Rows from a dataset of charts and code
------------------------------------
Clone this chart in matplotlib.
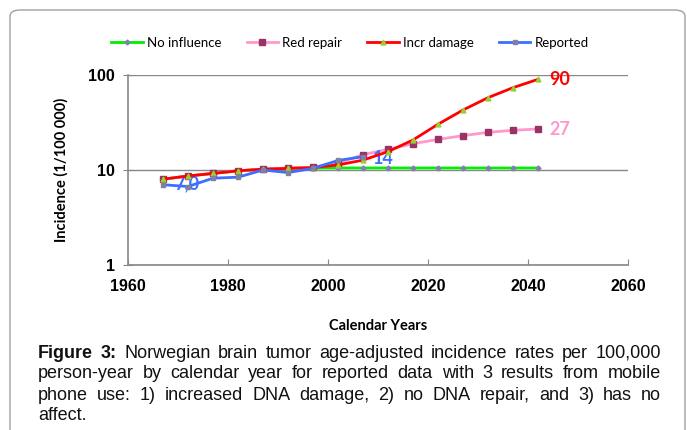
import numpy as np
import matplotlib.pyplot as plt
from matplotlib.patches import FancyBboxPatch

W, H = 687, 430

years = [1967, 1972, 1977, 1982, 1987, 1992, 1997, 2002, 2007, 2012,
         2017, 2022, 2027, 2032, 2037, 2042]
no_influence = [8.0, 8.65, 9.2, 9.8, 10.2, 10.4, 10.5, 10.5, 10.5, 10.5,
                10.5, 10.5, 10.5, 10.5, 10.5, 10.5]
red_repair = [8.0, 8.65, 9.2, 9.8, 10.2, 10.5, 10.7, 11.8, 14.5, 16.5,
              18.9, 21.0, 23.0, 24.9, 26.2, 27.0]
incr_damage = [8.0, 8.65, 9.2, 9.8, 10.2, 10.4, 10.6, 11.3, 12.7, 15.6,
               20.7, 30.3, 42.8, 57.7, 73.6, 90.0]
rep_years = [1967, 1972, 1977, 1982, 1987, 1992, 1997, 2002, 2007]
reported = [7.0, 6.7, 8.2, 8.4, 10.0, 9.4, 10.4, 12.6, 13.8]

fig = plt.figure(figsize=(W / 100, H / 100), dpi=100)
fig.patch.set_facecolor("white")

def fx(px):
    return px / W

def fy(py):
    return 1 - py / H

# rounded frame round the figure
frame = FancyBboxPatch((fx(10), fy(470)), fx(675), 460 / H,
                       boxstyle="round,pad=0,rounding_size=0.015",
                       transform=fig.transFigure, fc="none", ec="#a0a0a0", lw=1)
fig.patches.append(frame)

ax = fig.add_axes([fx(128), fy(265), fx(500), 190 / H])
ax.set_yscale("log")
ax.set_xlim(1960, 2060)
ax.set_ylim(1, 100)

ax.plot(years, no_influence, color="#00ee00", lw=2, marker="D", ms=2.5,
        mfc="#8080b0", mec="#8080b0", label="No influence", zorder=2)
ax.plot(years, red_repair, color="#ff99cc", lw=2, marker="s", ms=4,
        mfc="#993366", mec="#993366", label="Red repair", zorder=3)
ax.plot(years, incr_damage, color="#ff0000", lw=2, marker="^", ms=3.5,
        mfc="#9acd32", mec="#9acd32", label="Incr damage", zorder=4)
ax.plot(rep_years, reported, color="#3d6eff", lw=2, marker="s", ms=2.5,
        mfc="#8080a0", mec="#8080a0", label="Reported", zorder=5)

lab = dict(family="Lato", fontsize=13, fontweight="bold")
ax.annotate("90", (years[-1], incr_damage[-1]), xytext=(8, 0),
            textcoords="offset points", color="#ff0000", va="center", **lab)
ax.annotate("27", (years[-1], red_repair[-1]), xytext=(8, 0),
            textcoords="offset points", color="#ff99cc", va="center", **lab)
ax.annotate("7,0", (rep_years[1], reported[1]), xytext=(-1, 2),
            textcoords="offset points", color="#3d6eff", va="center",
            ha="center", **lab)
ax.annotate("14", (rep_years[-1], reported[-1]), xytext=(7, -1),
            textcoords="offset points", color="#3d6eff", va="center", **lab)

ax.set_xticks([1960, 1980, 2000, 2020, 2040, 2060])
ax.set_yticks([1, 10, 100])
ax.set_yticklabels(["1", "10", "100"])
ax.minorticks_off()
ax.tick_params(axis="x", direction="in", length=4, color="#888888", pad=10)
ax.tick_params(axis="y", direction="inout", length=7, color="#888888", pad=6)
for t in ax.get_xticklabels() + ax.get_yticklabels():
    t.set_family("Liberation Sans")
    t.set_fontweight("bold")
    t.set_fontsize(11.5)
ax.grid(axis="y", color="#888888", lw=1)
ax.set_axisbelow(True)
for s in ["top", "right"]:
    ax.spines[s].set_visible(False)
for s in ["left", "bottom"]:
    ax.spines[s].set_color("#888888")
    ax.spines[s].set_linewidth(1.2)

ax.set_ylabel("Incidence (1/100 000)", family="Lato", fontweight="bold",
              fontsize=10.5, labelpad=14)
ax.set_xlabel("Calendar Years", family="Lato", fontweight="bold",
              fontsize=10.5, labelpad=18)

fig.legend(loc="center", bbox_to_anchor=(fx(350), fy(43)), ncol=4,
           frameon=False, prop=dict(family="Lato", size=9.5),
           handlelength=2.4, handletextpad=0.3, columnspacing=1.9)

# justified caption
lines = [
    ["Figure 3:", "Norwegian brain tumor age-adjusted incidence rates per 100,000"],
    ["person-year by calendar year for reported data with 3 results from mobile"],
    ["phone use: 1) increased DNA damage, 2) no DNA repair, and 3) has no"],
    ["affect."],
]
left, right = 38, 661
ys = [353, 374, 395, 415]
renderer = fig.canvas.get_renderer()
for i, parts in enumerate(lines):
    words = []
    if len(parts) == 2:
        words += [(w, "bold") for w in parts[0].split()]
        words += [(w, "normal") for w in parts[1].split()]
    else:
        words += [(w, "normal") for w in parts[0].split()]
    texts = [fig.text(0, fy(ys[i]), w, family="Liberation Sans",
                      fontweight=fw, fontsize=13, va="center", color="#111111")
             for w, fw in words]
    widths = [t.get_window_extent(renderer).width for t in texts]
    if i < len(lines) - 1 and len(texts) > 1:
        gap = (right - left - sum(widths)) / (len(texts) - 1)
    else:
        gap = 4.3
    x = left
    for t, w in zip(texts, widths):
        t.set_x(fx(x))
        x += w + gap

fig.savefig("out.png", dpi=100)
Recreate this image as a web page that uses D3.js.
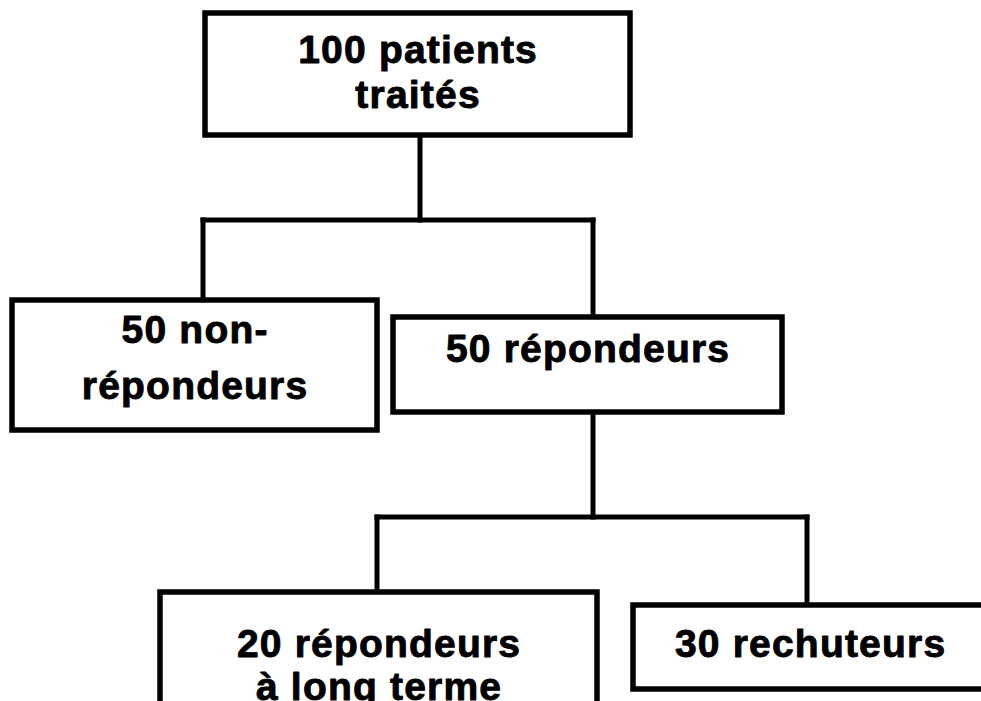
------------------------------------
### Given instruction
Restate only the lines running from the start of the material above through the line containing "W, H = 687, 430", ends included. No pictures.

### Task output
Clone this chart in matplotlib.
import numpy as np
import matplotlib.pyplot as plt
from matplotlib.patches import FancyBboxPatch

W, H = 687, 430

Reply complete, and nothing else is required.